▽
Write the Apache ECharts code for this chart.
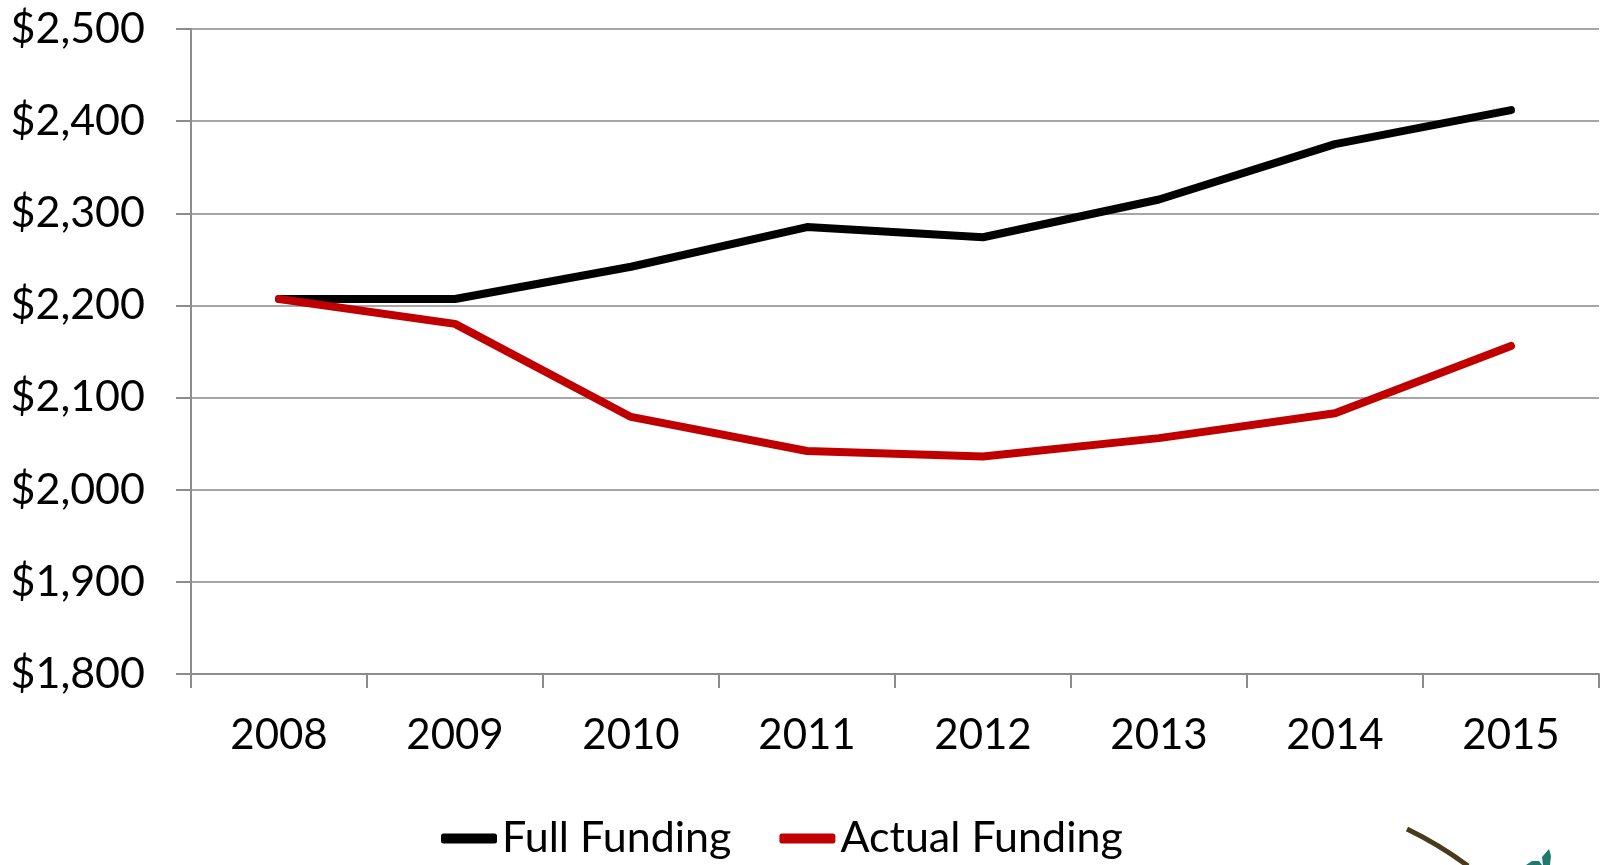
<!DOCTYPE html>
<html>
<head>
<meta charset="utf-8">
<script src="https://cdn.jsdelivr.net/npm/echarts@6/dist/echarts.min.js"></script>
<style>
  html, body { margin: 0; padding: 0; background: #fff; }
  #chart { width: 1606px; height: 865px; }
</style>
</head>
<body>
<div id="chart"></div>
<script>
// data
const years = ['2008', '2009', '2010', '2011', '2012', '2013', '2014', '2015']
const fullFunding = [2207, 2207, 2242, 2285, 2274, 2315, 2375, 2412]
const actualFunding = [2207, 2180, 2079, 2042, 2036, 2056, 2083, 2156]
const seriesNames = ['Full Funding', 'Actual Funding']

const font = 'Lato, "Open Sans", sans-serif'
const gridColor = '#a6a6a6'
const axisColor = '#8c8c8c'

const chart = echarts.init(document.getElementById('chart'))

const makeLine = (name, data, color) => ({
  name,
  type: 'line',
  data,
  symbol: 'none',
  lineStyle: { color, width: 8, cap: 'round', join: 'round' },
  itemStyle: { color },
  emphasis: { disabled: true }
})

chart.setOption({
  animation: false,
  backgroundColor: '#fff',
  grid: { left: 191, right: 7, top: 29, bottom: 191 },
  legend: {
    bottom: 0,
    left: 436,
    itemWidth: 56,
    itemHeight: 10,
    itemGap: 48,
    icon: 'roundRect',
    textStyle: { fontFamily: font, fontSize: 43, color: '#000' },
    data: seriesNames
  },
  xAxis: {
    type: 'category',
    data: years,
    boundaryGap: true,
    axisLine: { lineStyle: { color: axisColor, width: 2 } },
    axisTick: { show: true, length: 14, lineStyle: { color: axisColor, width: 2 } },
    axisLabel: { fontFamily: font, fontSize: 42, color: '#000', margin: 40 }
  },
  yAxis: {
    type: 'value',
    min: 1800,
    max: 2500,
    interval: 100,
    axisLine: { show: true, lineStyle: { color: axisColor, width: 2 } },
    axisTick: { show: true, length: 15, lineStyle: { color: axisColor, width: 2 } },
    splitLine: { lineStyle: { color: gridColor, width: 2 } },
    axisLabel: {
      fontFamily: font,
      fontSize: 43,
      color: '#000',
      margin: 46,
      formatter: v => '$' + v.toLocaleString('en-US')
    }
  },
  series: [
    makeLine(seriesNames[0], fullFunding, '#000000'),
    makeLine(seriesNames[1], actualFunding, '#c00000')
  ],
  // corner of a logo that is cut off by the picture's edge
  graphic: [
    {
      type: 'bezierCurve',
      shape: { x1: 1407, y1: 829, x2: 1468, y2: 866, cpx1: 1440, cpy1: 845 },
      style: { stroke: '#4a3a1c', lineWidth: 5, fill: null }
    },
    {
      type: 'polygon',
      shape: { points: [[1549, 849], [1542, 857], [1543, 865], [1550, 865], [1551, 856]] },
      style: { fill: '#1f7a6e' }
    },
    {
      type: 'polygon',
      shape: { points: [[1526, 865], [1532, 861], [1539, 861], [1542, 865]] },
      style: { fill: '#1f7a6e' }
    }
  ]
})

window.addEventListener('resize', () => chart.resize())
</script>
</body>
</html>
△
▽
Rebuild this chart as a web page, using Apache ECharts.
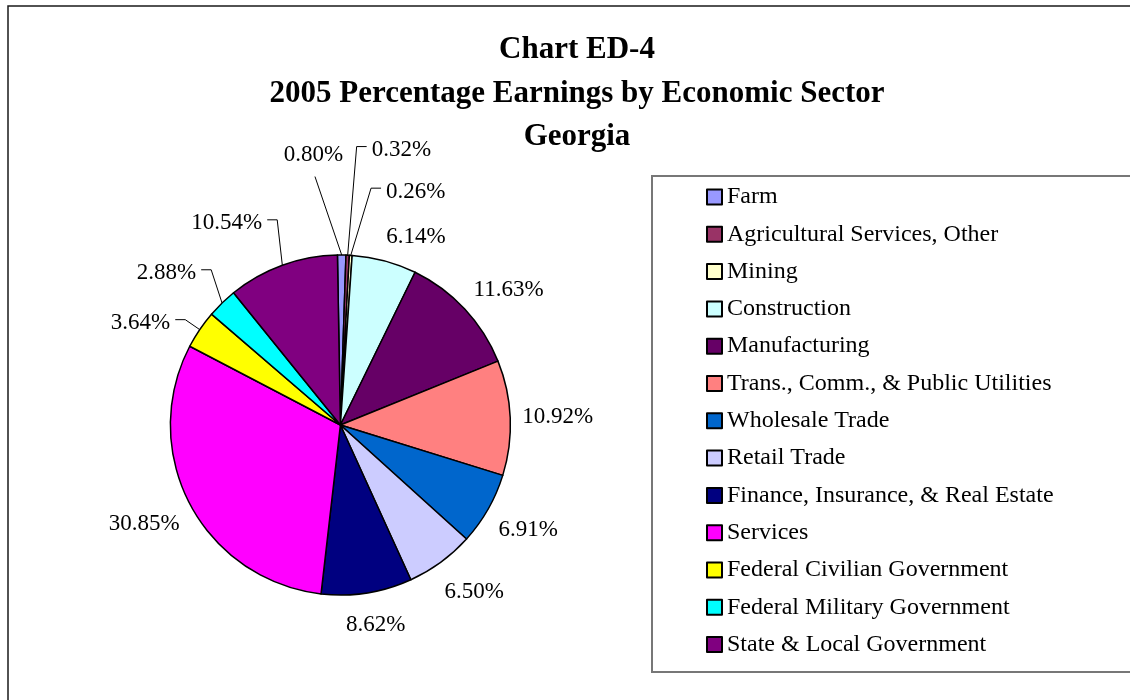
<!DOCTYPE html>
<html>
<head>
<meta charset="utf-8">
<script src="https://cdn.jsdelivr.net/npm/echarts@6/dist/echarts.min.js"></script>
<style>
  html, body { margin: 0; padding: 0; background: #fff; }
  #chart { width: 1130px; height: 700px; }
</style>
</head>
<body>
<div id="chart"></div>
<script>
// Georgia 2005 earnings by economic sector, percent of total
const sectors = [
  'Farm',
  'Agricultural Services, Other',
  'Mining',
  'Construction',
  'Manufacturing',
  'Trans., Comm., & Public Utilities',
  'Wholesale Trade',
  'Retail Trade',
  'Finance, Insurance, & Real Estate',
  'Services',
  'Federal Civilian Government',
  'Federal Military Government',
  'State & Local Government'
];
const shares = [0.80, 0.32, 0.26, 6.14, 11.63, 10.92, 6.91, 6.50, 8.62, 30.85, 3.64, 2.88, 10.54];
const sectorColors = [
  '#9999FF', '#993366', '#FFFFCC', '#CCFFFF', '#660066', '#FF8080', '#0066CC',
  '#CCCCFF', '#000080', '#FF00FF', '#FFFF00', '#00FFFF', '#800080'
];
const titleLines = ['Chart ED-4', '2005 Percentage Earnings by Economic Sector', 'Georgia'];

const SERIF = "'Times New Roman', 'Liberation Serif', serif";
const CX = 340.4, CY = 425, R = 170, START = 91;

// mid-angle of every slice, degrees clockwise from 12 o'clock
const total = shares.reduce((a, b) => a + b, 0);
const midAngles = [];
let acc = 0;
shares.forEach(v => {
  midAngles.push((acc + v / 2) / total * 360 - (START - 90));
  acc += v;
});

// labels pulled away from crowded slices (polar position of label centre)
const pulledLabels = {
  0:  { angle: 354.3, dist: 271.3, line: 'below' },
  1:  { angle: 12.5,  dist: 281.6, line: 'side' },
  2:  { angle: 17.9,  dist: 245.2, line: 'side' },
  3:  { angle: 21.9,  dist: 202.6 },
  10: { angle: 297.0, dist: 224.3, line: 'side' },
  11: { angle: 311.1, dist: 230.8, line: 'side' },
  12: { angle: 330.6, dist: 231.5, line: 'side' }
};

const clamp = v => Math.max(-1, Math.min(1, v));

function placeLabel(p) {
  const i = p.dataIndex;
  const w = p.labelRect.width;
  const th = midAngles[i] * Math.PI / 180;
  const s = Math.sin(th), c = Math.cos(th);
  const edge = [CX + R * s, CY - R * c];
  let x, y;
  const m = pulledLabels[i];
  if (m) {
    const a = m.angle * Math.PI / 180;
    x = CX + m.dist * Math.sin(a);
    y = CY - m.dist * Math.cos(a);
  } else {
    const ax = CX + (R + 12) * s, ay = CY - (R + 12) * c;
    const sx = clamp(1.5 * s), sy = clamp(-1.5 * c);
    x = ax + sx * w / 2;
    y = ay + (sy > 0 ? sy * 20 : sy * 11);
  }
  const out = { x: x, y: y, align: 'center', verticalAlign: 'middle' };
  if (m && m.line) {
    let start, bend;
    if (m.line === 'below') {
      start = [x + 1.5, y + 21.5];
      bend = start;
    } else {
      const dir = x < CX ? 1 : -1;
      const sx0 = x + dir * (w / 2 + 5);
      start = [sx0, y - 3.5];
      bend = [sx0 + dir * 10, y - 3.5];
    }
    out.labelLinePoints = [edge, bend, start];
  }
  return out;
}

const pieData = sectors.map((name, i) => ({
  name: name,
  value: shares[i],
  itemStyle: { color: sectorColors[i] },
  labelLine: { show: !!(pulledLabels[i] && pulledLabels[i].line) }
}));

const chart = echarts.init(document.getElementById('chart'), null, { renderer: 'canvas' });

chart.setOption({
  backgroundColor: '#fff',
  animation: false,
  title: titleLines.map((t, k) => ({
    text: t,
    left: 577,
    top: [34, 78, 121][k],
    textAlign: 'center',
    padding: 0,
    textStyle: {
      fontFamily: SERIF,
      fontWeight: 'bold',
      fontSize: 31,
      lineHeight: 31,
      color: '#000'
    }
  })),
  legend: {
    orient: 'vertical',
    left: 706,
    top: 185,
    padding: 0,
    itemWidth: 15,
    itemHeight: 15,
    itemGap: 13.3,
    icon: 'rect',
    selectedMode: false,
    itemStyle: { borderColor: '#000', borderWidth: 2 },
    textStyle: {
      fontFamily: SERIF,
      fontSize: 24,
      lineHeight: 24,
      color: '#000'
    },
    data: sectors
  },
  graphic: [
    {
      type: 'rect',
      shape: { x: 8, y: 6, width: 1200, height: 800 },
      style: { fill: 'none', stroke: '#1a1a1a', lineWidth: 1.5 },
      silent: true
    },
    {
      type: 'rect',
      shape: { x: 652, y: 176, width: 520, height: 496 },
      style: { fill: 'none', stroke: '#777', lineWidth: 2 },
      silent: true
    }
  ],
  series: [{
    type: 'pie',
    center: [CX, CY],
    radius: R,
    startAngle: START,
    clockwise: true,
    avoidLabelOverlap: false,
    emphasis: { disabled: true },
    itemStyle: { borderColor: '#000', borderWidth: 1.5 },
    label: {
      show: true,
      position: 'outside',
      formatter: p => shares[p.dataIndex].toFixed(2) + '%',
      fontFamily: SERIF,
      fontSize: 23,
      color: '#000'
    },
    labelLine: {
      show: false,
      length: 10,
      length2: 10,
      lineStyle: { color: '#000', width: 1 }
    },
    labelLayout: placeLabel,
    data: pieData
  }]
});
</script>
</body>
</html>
△
## Exercise prompt
Collect every line with the string "this" from the records, and copy each.

## Reply to the task
Write the Apache ECharts code for this chart.
Rebuild this chart as a web page, using Apache ECharts.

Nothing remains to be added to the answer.